19. Mr. Mishra, Learned Assistant Solicitor General appearing on behalf of the U.P.S.C. while submitting that the Tribunal has acted illegally in setting aside the selection made by the Selection committee and supporting the averments made in the Writ Application [W.P.(C) No. 4570 of 2005] filed by the U.P.S.C. vehemently argued that the direction issued by the Tribunal to convene a review meeting of the selection committee and take a fresh decision for preparing a fresh selection list for promotion to the cadre of IAS for the year 2002 by taking into consideration the service records of 8 (eight) years is untenable. He further submitted that the Tribunal has exceeded its jurisdiction in concluding that at least eight years' service records should be considered though the Apex Court in various cases had not found fault with the principle of considering the service records for five years preceding the year for which the selection is made. Relying upon the decision in the case of Union Public Service Commission v. Hiranyalal Dev and Ors. , Mr. Mishra submitted that the Apex Court in the said case has specifically held that it is the exclusive function of the selection committee as to how to categorize in the light of the relevant records and which norms to apply, in making the assessment and the Tribunal cannot make a conjecture as to how the selection committee would have acted and as to what norms are to be applied for this purpose.
20. Considering the submissions made on behalf the rival parties, we are of the view that the main thrust of the argument of the petitioners is that the Tribunal has acted as an Appellate Forum against the decision of the selection committee which it has no jurisdiction to do and further the Tribunal should not have found fault with the process of selection made by the selection committee consisting of high ranking officers of the Union and the State Government and chaired by the Chairman or the representative of the U.P.S.C. The other question raised is as to whether the selection made by, the selection committee under the Regulations, 1955 can be subjected to judicial review ?
21. The Regulations 5(1) to 5(5) of the Regulations, 1955 as it stood then, came up for interpretation before the Supreme Court in the case of Union of India v. M.L. Capoor and Ors. . The Supreme Court held that it was a mandatory obligation on the committee to record reasons if it proposes supersession of a senior member of the State Civil Service. The Supreme Court further held that since no reasons were recorded, the committee had failed to discharge a mandatory obligation as a result of which the list prepared by it was rendered illegal.
22. The said Regulation 5 of the Regulations 1955 was, however, amended by notification dated 3.1.1977 and after the amendment, Regulations 5(4) and 5(5) read as under:
5(1) to 5(3) *** *** *** 5(4). The Selection Committee shall classify eligible officers as "Outstanding", "Very Good", "Good" or "Unfit" as the case may be on an overall relative assessment of their service record. , 5(5).

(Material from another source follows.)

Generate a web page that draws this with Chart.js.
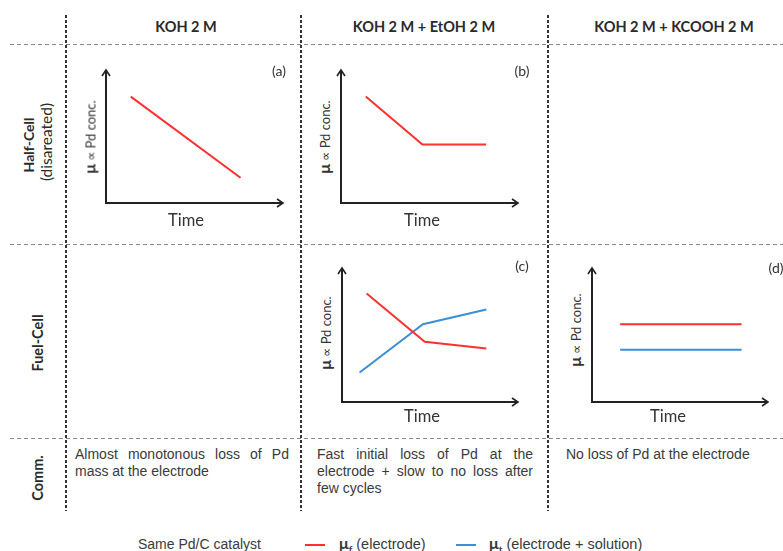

The list shall be prepared by including the required number of names, first from amongst officers finally classified as "Outstanding", then from amongst those similarly classified as "Very Good", thereafter from amongst those similarly classified as "Good" and the order of the names inter se within each category shall be, in the order of their seniority in the State Civil Service.
On a bare reading of the above Regulations, it is clear that the selection committee while classifying the eligible officers as "outstanding", "very good", "good" or "unfit", shall do so on an overall relative assessment of their service records and the selection committee is not required to mention the reasons for such gradation or selection.
23. It is, therefore, clear that the selection committee is required to take into consideration and assess the service records of the officers within the zone of consideration for classifying them to various categories as provided in the said Regulations 5(4) and 5(5). "Service record", in our view, cannot mean only ACRs but should include all other relevant records reflecting the performance of the candidates as Civil Servants under the State.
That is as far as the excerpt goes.